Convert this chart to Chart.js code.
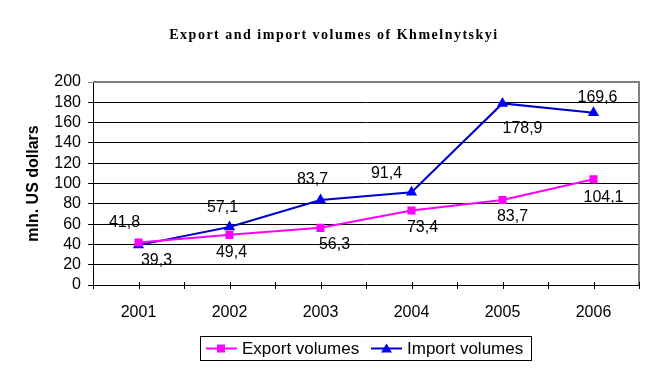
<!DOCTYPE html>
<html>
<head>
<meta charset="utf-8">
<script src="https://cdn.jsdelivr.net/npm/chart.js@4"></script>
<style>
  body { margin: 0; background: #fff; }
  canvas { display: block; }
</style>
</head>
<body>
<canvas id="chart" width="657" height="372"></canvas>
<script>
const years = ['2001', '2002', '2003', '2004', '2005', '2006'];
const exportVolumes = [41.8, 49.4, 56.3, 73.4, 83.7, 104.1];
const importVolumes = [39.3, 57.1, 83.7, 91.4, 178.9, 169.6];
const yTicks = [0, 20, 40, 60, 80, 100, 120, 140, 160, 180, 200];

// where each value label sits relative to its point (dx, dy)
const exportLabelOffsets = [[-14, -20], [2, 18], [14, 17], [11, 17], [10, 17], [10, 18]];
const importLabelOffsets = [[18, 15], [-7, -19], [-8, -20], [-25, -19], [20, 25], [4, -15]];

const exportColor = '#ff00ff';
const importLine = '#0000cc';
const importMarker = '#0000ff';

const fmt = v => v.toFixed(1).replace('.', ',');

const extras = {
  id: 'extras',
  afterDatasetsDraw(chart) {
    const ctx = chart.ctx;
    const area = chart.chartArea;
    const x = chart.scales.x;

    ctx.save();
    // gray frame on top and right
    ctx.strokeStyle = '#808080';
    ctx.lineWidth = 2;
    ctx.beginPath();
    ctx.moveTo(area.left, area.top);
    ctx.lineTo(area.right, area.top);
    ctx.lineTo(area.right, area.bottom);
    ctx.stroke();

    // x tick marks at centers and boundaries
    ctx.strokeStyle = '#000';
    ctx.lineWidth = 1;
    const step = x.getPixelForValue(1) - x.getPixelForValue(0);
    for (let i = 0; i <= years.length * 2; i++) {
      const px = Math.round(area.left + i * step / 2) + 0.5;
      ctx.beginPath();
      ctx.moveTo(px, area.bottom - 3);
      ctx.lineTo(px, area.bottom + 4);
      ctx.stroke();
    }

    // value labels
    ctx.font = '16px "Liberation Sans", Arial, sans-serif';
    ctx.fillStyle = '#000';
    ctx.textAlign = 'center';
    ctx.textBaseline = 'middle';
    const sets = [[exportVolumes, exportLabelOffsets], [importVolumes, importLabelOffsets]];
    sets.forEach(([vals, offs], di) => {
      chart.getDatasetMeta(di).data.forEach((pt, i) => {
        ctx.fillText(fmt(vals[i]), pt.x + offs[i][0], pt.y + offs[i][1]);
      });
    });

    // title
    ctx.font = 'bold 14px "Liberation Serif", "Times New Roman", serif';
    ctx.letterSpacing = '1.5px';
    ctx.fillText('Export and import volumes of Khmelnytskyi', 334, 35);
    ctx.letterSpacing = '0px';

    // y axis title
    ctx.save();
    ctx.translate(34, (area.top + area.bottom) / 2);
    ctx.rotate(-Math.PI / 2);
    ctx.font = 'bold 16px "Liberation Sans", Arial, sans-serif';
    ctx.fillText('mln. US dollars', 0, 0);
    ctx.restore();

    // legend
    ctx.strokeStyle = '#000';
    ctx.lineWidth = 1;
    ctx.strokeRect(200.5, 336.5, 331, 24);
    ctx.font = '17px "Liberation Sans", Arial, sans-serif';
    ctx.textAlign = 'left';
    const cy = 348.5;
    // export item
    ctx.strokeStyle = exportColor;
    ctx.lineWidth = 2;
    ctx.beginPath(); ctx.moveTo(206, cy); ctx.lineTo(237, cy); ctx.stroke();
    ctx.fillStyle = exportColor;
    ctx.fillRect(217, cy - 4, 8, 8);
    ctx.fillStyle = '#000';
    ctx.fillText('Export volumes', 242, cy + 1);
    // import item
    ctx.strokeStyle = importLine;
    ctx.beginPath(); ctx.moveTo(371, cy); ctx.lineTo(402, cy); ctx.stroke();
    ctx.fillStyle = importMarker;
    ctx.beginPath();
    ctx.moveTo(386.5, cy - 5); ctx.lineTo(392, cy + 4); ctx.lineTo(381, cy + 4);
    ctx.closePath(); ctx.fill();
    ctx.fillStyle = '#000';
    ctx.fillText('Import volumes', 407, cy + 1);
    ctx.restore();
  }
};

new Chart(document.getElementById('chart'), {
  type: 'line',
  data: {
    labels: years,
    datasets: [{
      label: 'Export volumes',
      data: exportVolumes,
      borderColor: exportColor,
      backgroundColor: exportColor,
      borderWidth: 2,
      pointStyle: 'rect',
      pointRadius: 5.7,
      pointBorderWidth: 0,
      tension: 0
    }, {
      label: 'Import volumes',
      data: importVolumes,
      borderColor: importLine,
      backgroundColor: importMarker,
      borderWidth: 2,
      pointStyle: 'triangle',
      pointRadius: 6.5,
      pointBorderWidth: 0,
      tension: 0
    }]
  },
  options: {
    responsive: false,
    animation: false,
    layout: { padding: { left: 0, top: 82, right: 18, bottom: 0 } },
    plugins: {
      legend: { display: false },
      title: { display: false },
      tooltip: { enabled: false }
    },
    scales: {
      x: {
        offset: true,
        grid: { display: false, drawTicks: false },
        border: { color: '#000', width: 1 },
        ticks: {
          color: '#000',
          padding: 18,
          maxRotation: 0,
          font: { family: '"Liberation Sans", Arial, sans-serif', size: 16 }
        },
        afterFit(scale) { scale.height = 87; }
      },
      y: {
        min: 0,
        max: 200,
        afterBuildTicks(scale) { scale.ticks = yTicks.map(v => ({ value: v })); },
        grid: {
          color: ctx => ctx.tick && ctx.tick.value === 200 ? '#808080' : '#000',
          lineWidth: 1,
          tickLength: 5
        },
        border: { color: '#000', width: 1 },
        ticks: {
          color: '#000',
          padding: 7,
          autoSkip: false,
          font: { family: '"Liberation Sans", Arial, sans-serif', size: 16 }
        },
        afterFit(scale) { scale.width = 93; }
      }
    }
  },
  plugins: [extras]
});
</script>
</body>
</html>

Problem to work on: Return exactly what appears from the opening line of the material through the line with "160, 180, 200];", apart from the pictures.

Response to the task:
Convert this chart to Chart.js code.
<!DOCTYPE html>
<html>
<head>
<meta charset="utf-8">
<script src="https://cdn.jsdelivr.net/npm/chart.js@4"></script>
<style>
  body { margin: 0; background: #fff; }
  canvas { display: block; }
</style>
</head>
<body>
<canvas id="chart" width="657" height="372"></canvas>
<script>
const years = ['2001', '2002', '2003', '2004', '2005', '2006'];
const exportVolumes = [41.8, 49.4, 56.3, 73.4, 83.7, 104.1];
const importVolumes = [39.3, 57.1, 83.7, 91.4, 178.9, 169.6];
const yTicks = [0, 20, 40, 60, 80, 100, 120, 140, 160, 180, 200];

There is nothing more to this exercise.